Her departure comes following the hiring of Matthew Lohr as Ceres’ new recreation manager and months after Traci Dayton Farris left the department. Pollinger and Farris are good friends and will be about “two miles and five Sushi restaurants away from each other,” said Cambria.

Pollinger had become the “face” of recreation in Ceres after she started working for the city on Jan. 13, 1998 at the age of 22.

“Though I had been working in the recreation field since I was 14, this was a whole new experience,” Pollinger recalled. “I was naive and totally overwhelmed with all the firsts in my life.” Those firsts included giving birth just weeks prior to her hiring and a new marriage.

She worked in the Management Services Department and was working part-time as the only person in the Recreation Department.

“I had four programs, an afterschool collaborative project, the Christmas Festival, Concerts in the Park, park rentals and the American Legion Hall,” said Camrbia. “Between 1998 and 2002, I had another baby, I added dance, aquatics, preschool baseball and helped build the skate park and the task force committee.”

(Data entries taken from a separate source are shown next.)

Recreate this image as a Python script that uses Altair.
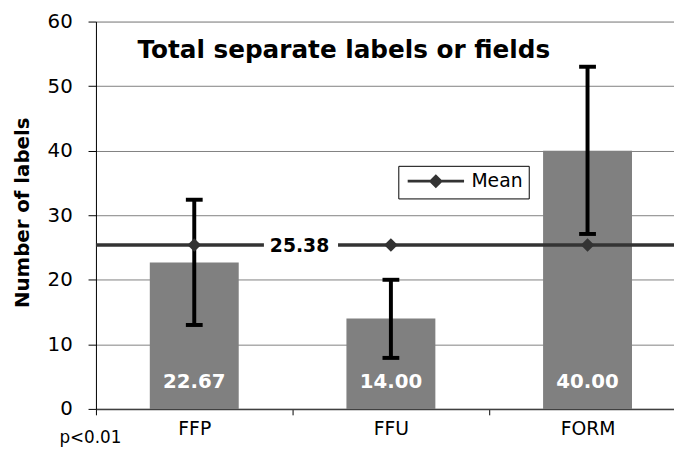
import altair as alt
import pandas as pd

# ---- data ----
categories = ["FFP", "FFU", "FORM"]
values = [22.67, 14.00, 40.00]
err_low = [13.0, 7.9, 27.1]
err_high = [32.4, 20.0, 53.0]
mean_value = 25.38
y_ticks = [0, 10, 20, 30, 40, 50, 60]
series_name = ["Mean"]
title_text = ["Total separate labels or fields"]
note_text = ["p<0.01"]
y_title = "Number of labels"

df = pd.DataFrame({
    "cat": categories,
    "value": values,
    "lo": err_low,
    "hi": err_high,
    "label": [f"{v:.2f}" for v in values],
    "mean": [mean_value] * len(categories),
})
mean_df = pd.DataFrame({
    "series": series_name,
    "mean": [mean_value],
    "mlo": [mean_value - 1.0],
    "mhi": [mean_value + 1.0],
    "label": [f"{mean_value:.2f}"],
    "title": title_text,
    "note": note_text,
})

FONT = "DejaVu Sans"
W, H = 585, 392

xscale = alt.Scale(domain=categories, range=[0, 597], paddingInner=0, paddingOuter=0)
x_axis = alt.Axis(title=None, tickBand="extent", labelAngle=0, labelFont=FONT,
                  labelFontSize=19, labelColor="black", labelPadding=5, tickSize=6,
                  tickColor="black", domainColor="#404040", domainWidth=1.5, grid=False)
x = alt.X("cat:N", scale=xscale, sort=categories, axis=x_axis)

yscale = alt.Scale(domain=[0, 60], nice=False, zero=True)
y_axis = alt.Axis(values=y_ticks, title=y_title, titleFont=FONT, titleFontSize=20,
                  titleFontWeight="bold", titleColor="black", titleX=-74, titleY=193,
                  titleAngle=270, titleAlign="center", titleBaseline="middle",
                  labelFont=FONT, labelFontSize=20, labelColor="black", labelPadding=16,
                  tickSize=8, tickColor="black", domainColor="black",
                  gridColor="#808080", gridWidth=1)

def Y(field):
    return alt.Y(field, scale=yscale, axis=y_axis)

base = alt.Chart(df)
mbase = alt.Chart(mean_df)

bars = base.mark_bar(size=90, color="#808080").encode(x=x, y=Y("value:Q"))

mean_rule = mbase.mark_rule(strokeWidth=3.5).encode(
    y=Y("mean:Q"),
    color=alt.Color("series:N", scale=alt.Scale(range=["#333333"]),
                    legend=alt.Legend(
                        title=None, orient="none", legendX=306, legendY=146,
                        strokeColor="black", fillColor="white", padding=6,
                        symbolType="M-0.86,0L7.29,0M3.21,-0.71L3.93,0L3.21,0.71L2.5,0Z",
                        symbolSize=196, symbolStrokeWidth=3,
                        symbolFillColor="#333333", symbolStrokeColor="#333333",
                        labelFont=FONT, labelFontSize=19, labelColor="black",
                        labelOffset=49)),
)

mean_gap = mbase.mark_rect(color="white").encode(
    x=alt.value(170), x2=alt.value(245), y=Y("mlo:Q"), y2="mhi:Q")

err = base.mark_rule(color="black", strokeWidth=4).encode(x=x, y=Y("lo:Q"), y2="hi:Q")
cap_lo = base.mark_tick(color="black", size=17, thickness=4, opacity=1).encode(x=x, y=Y("lo:Q"))
cap_hi = base.mark_tick(color="black", size=17, thickness=4, opacity=1).encode(x=x, y=Y("hi:Q"))

diamonds = base.mark_point(shape="diamond", filled=True, size=190, color="#333333",
                           opacity=1).encode(x=x, y=Y("mean:Q"))

val_labels = base.mark_text(color="white", font=FONT, fontSize=20, fontWeight="bold",
                            baseline="alphabetic", dy=-21).encode(
    x=x, y=alt.datum(0, scale=yscale), text="label:N")

mean_label = mbase.mark_text(color="black", font=FONT, fontSize=19, fontWeight="bold",
                             align="center", baseline="middle", dy=1).encode(
    x=alt.value(206), y=Y("mean:Q"), text="label:N")

title = mbase.mark_text(color="black", font=FONT, fontSize=25, fontWeight="bold",
                        align="left", baseline="alphabetic").encode(
    x=alt.value(42), y=alt.value(37), text="title:N")

note = mbase.mark_text(color="black", font=FONT, fontSize=17,
                       align="left", baseline="alphabetic").encode(
    x=alt.value(-37), y=alt.value(426), text="note:N")

chart = alt.layer(
    bars, mean_rule, mean_gap, err, cap_lo, cap_hi, diamonds,
    val_labels, mean_label, title, note
).properties(
    width=W, height=H,
    autosize=alt.AutoSizeParams(type="none"),
    padding={"left": 89, "top": 11, "right": 0, "bottom": 50},
).configure_view(stroke=None).configure(background="white")

chart.save("out.html", embed_options={"renderer": "svg", "actions": False})
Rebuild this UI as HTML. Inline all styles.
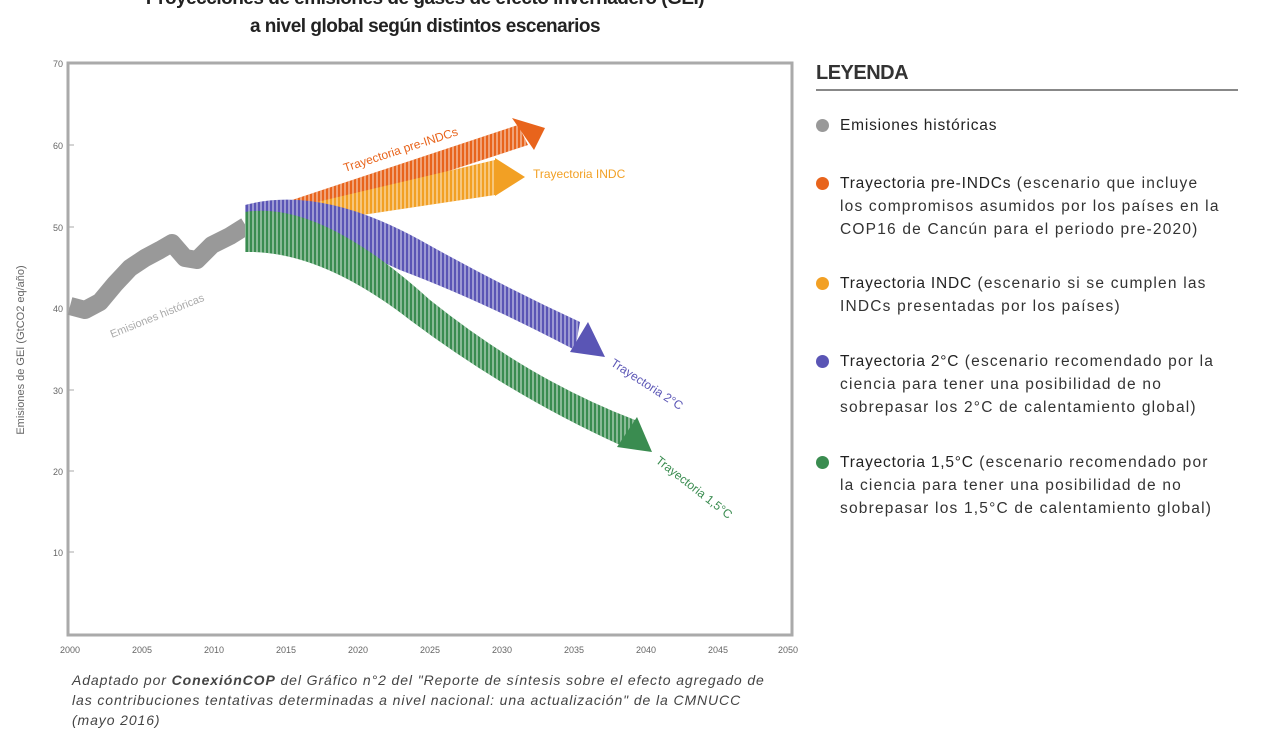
<!DOCTYPE html>
<html><head><meta charset="utf-8"><style>
body{margin:0;width:1280px;height:720px;background:#fff;overflow:hidden;font-family:"Liberation Sans",sans-serif;position:relative}
.t{position:absolute;left:0;width:850px;text-align:center;font-weight:bold;font-size:19px;color:#222;letter-spacing:-0.5px}
.leg{position:absolute;left:816px;color:#333}
.li{position:absolute;left:840px;font-size:15.5px;line-height:23px;color:#333;letter-spacing:1.2px;width:384px}
.li b{font-weight:normal;color:#222;letter-spacing:0.8px}
.dot{position:absolute;left:816px;width:13px;height:13px;border-radius:50%}
.cap{position:absolute;left:72px;top:670px;font-style:italic;font-size:14px;color:#444;line-height:20px;letter-spacing:0.9px;width:705px}
</style></head><body>
<div class="t" style="top:-12px">Proyecciones de emisiones de gases de efecto invernadero (GEI)</div>
<div class="t" style="top:16px">a nivel global según distintos escenarios</div>

<svg width="1280" height="720" style="position:absolute;left:0;top:0">
<defs>
<pattern id="st" width="4" height="4" patternUnits="userSpaceOnUse"><rect width="2" height="4" fill="#fff" opacity="0.4"/></pattern>
</defs>
<rect x="68" y="63" width="724" height="572" fill="none" stroke="#aaa" stroke-width="3"/>
<g stroke="#aaa" stroke-width="1">
<line x1="68" y1="145" x2="74" y2="145"/><line x1="68" y1="227" x2="74" y2="227"/><line x1="68" y1="308" x2="74" y2="308"/><line x1="68" y1="390" x2="74" y2="390"/><line x1="68" y1="471" x2="74" y2="471"/><line x1="68" y1="552" x2="74" y2="552"/>
</g>
<g font-size="9" fill="#666" text-anchor="end">
<text x="63" y="67">70</text><text x="63" y="149">60</text><text x="63" y="231">50</text><text x="63" y="312">40</text><text x="63" y="394">30</text><text x="63" y="475">20</text><text x="63" y="556">10</text>
</g>
<g font-size="9" fill="#666" text-anchor="middle">
<text x="70" y="653">2000</text><text x="142" y="653">2005</text><text x="214" y="653">2010</text><text x="286" y="653">2015</text><text x="358" y="653">2020</text><text x="430" y="653">2025</text><text x="502" y="653">2030</text><text x="574" y="653">2035</text><text x="646" y="653">2040</text><text x="718" y="653">2045</text><text x="788" y="653">2050</text>
</g>
<text transform="translate(24,350) rotate(-90)" font-size="11" fill="#666" text-anchor="middle">Emisiones de GEI (GtCO2 eq/año)</text>

<polyline points="70,306 85,310 100,302 115,284 130,268 145,258 160,250 172,243 185,258 197,260 212,245 230,236 246,226" fill="none" stroke="#999" stroke-width="18" stroke-linejoin="round"/>
<text transform="translate(112,338) rotate(-22)" font-size="11" fill="#aaa">Emisiones históricas</text>

<polygon points="262,210 518,125 528,145 262,232" fill="#e8641c"/>
<polygon points="262,210 518,125 528,145 262,232" fill="url(#st)"/>
<polygon points="512,118 545,128 534,150" fill="#e8641c"/>
<text transform="translate(345,172) rotate(-18)" font-size="12" fill="#e8641c">Trayectoria pre-INDCs</text>
<polygon points="262,215 495,160 495,195 262,230" fill="#f2a024"/>
<polygon points="262,215 495,160 495,195 262,230" fill="url(#st)"/>
<polygon points="495,158 525,177 495,196" fill="#f2a024"/>
<text x="533" y="178" font-size="12" fill="#f2a024">Trayectoria INDC</text>

<path d="M245,205 Q320,185 420,240 Q500,285 580,322 L575,350 Q480,300 400,270 Q320,232 245,245 Z" fill="#5a55b5"/>
<path d="M245,205 Q320,185 420,240 Q500,285 580,322 L575,350 Q480,300 400,270 Q320,232 245,245 Z" fill="url(#st)"/>
<polygon points="588,322 570,352 605,357" fill="#5a55b5"/>
<text transform="translate(610,365) rotate(33)" font-size="12" fill="#5a55b5">Trayectoria 2°C</text>

<path d="M245,212 Q320,200 430,300 Q530,380 635,420 L620,445 Q510,395 410,320 Q320,250 245,252 Z" fill="#3a8c50"/>
<path d="M245,212 Q320,200 430,300 Q530,380 635,420 L620,445 Q510,395 410,320 Q320,250 245,252 Z" fill="url(#st)"/>
<polygon points="637,417 617,447 652,452" fill="#3a8c50"/>
<text transform="translate(655,462) rotate(38)" font-size="12" fill="#3a8c50">Trayectoria 1,5°C</text>

<line x1="816" y1="90" x2="1238" y2="90" stroke="#888" stroke-width="2"/>
</svg>

<div class="leg" style="top:62px;font-size:20px;font-weight:bold;letter-spacing:-0.5px">LEYENDA</div>
<div class="dot" style="top:119px;background:#999"></div>
<div class="li" style="top:114px"><b>Emisiones históricas</b></div>
<div class="dot" style="top:177px;background:#e8641c"></div>
<div class="li" style="top:172px"><b>Trayectoria pre-INDCs</b> (escenario que incluye los compromisos asumidos por los países en la COP16 de Cancún para el periodo pre-2020)</div>
<div class="dot" style="top:277px;background:#f2a024"></div>
<div class="li" style="top:272px"><b>Trayectoria INDC</b> (escenario si se cumplen las INDCs presentadas por los países)</div>
<div class="dot" style="top:355px;background:#5a55b5"></div>
<div class="li" style="top:350px"><b>Trayectoria 2°C</b> (escenario recomendado por la ciencia para tener una posibilidad de no sobrepasar los 2°C de calentamiento global)</div>
<div class="dot" style="top:456px;background:#3a8c50"></div>
<div class="li" style="top:451px"><b>Trayectoria 1,5°C</b> (escenario recomendado por la ciencia para tener una posibilidad de no sobrepasar los 1,5°C de calentamiento global)</div>

<div class="cap">Adaptado por <b>ConexiónCOP</b> del Gráfico n°2 del "Reporte de síntesis sobre el efecto agregado de las contribuciones tentativas determinadas a nivel nacional: una actualización" de la CMNUCC (mayo 2016)</div>
</body></html>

Help came in 2002 when the city hired Doug Lemcke, Cara Butler and Traci Farris to become the Parks, Facilities and Recreation Department.

In 2005, Pollinger said she was given the “rewarding task” of creating the Ceres Youth Commission in memory of Ceres Police Sgt. Howie Stevenson who was murdered that January. A year later she gave birth to her third baby.

From 2007 to 2019, her title went from coordinator to supervisor and she became involved in all of layers in the development of the Ceres Community Center along with Lemcke. She also supervised over 50 different part-time employees and over saw 300 volunteers, helped create an arts and nature program and co-chaired a “ton” of special community events.

“I spent my entire adult life here, gained life-long friends, got divorced, went through hard times, went through good times, made mistakes, learned valuable lessons and most importantly, despite my faults, gave my heart to the city of Ceres.”